FAMOUS VISITORS TO CONNEMARA
In 1903, Leenane played host to King Edward VII and Queen Alexandra when they made a tour of Connemara to visit the poor in the Congested Districts. Among those who greeted the king on his arrival in Leenane were the Lord Lieutenant and the Countess of Dudley. The king and queen went into a number of small cottages at the head of Killary fjord, and bonfires were lit on surrounding hills to celebrate their visit.
At the western end of the Killary Fjord lies Rosroe, a small community where the philosopher Ludwig Wittgenstein spent several months in 1948 in the holiday cottage belonging to Maurice Drury. The cottage is now a youth hostel, and a wall plaque commemorates Wittgenstein’s brief occupancy of the house. The artist Paul Henry also spent time in the area.
Connemara has always been a favourite retreat for writers and artists, among them Oliver St John Gogarty, whose home is now the Renvyle House Hotel. His friend, William Butler Yeats, was a frequent visitor. A short distance away, on the shores of Lough Fee is a hunting lodge called Illaunroe, once owned by eminent surgeon and polymath, Sir William Robert Wills Wilde – father of Oscar Wilde. Oscar spent considerable time at Illaunroe from 1876-1878, and enjoyed fi shing in the lake.

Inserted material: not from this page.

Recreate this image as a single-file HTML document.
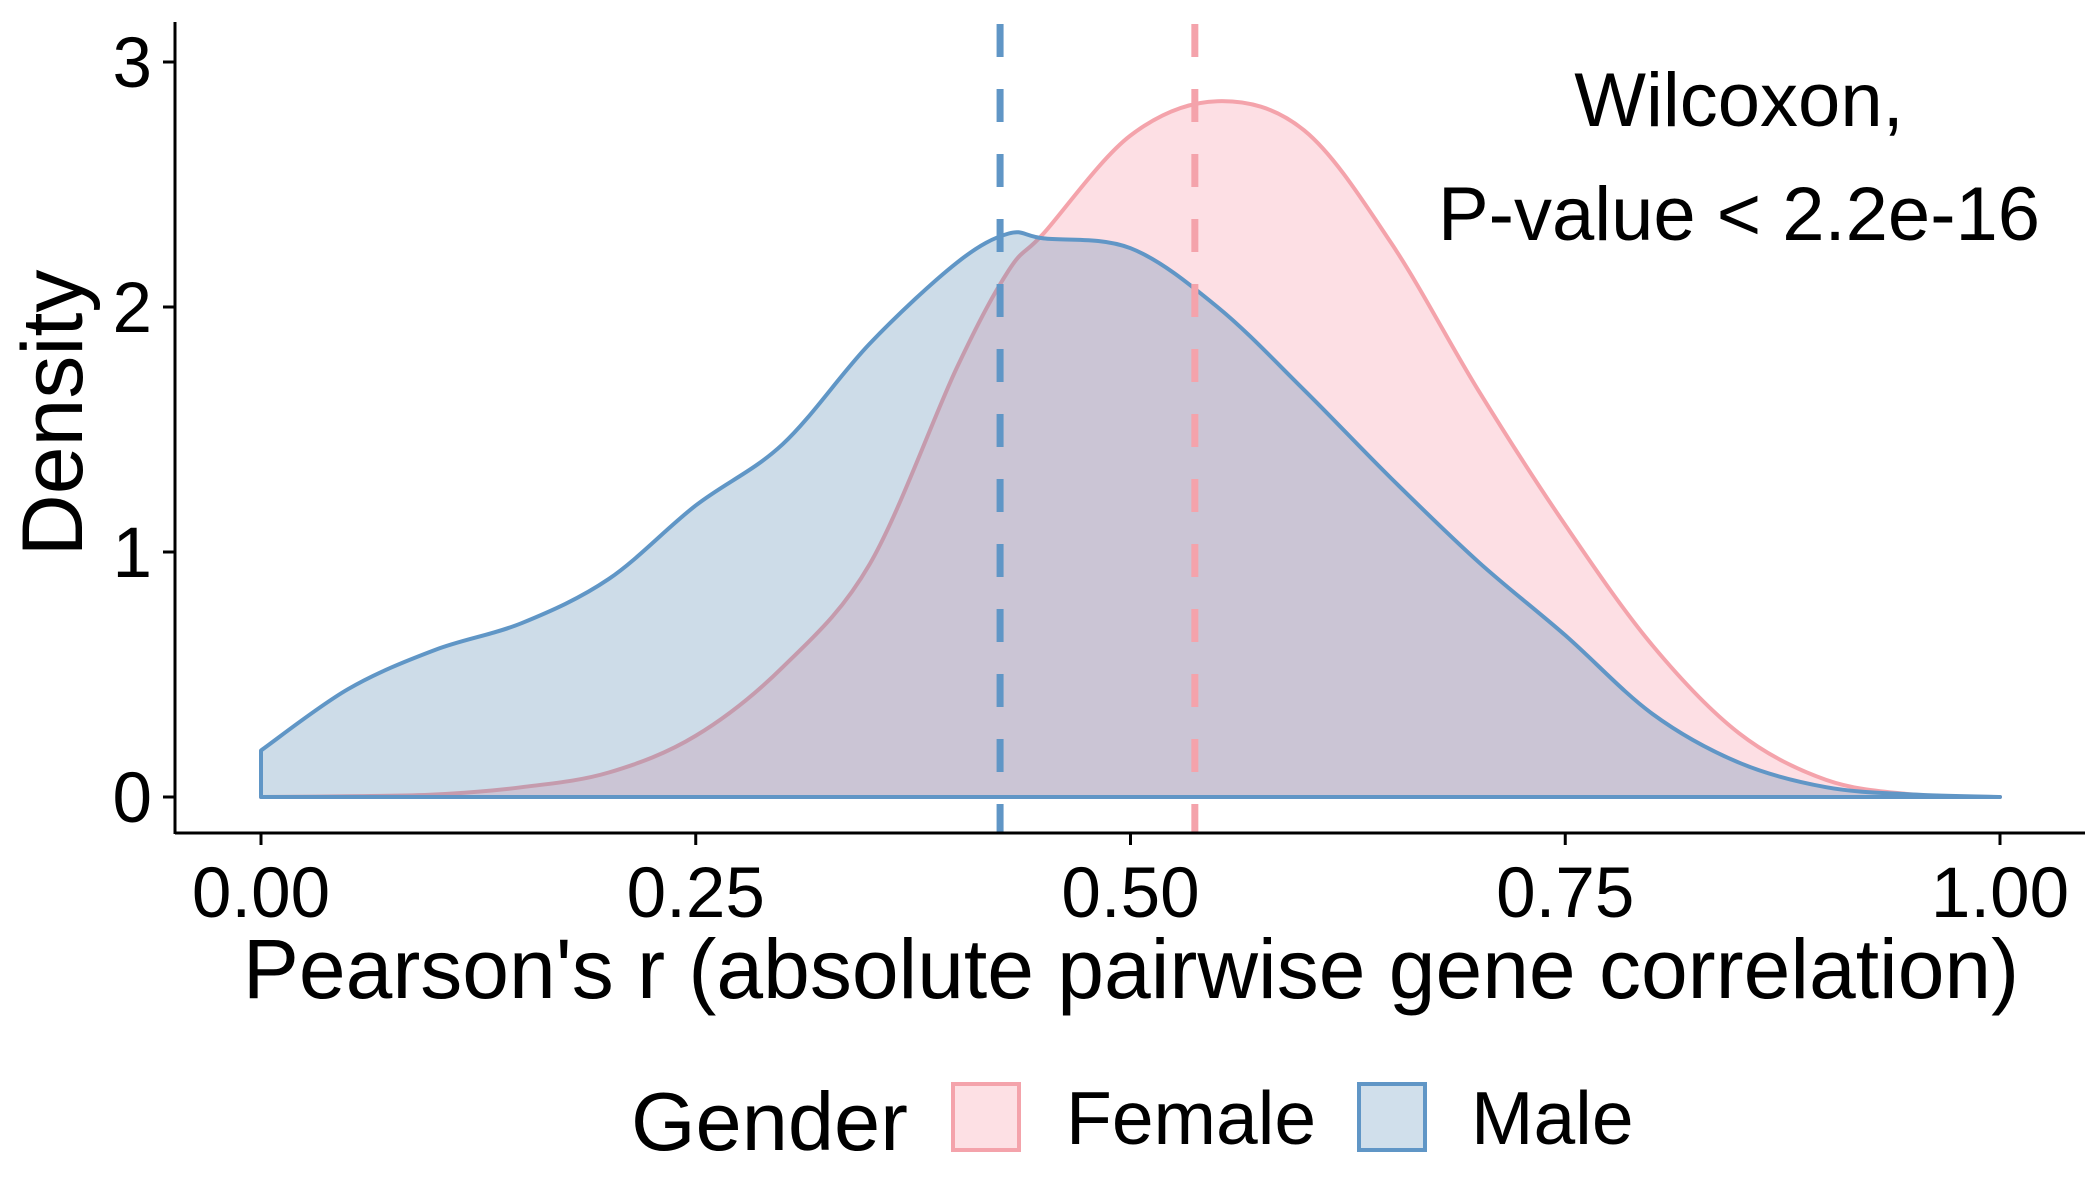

In 1989, Jim Sheridan directed a cinematic version of John B. Keane’s ‘The Field’, starring the late Richard Harris, John Hurt, Sean Bean and Tom Berrenger. The film was shot almost entirely in and around Leenane. The pub scenes in the film were shot in Gaynor’s Pub in the village, while Bull McCabe’s (played by Richard Harris) stone cottage was located just a short distance beyond the village on the Clifden road. The field for which the film its name was situated about six miles outside Leenane, beside a little bridge on the road to Westport. The fight scene between Bull McCabe, his son, and the American, was shot at the picturesque Aasleagh Falls, on the Erriff river, just north of Leenane.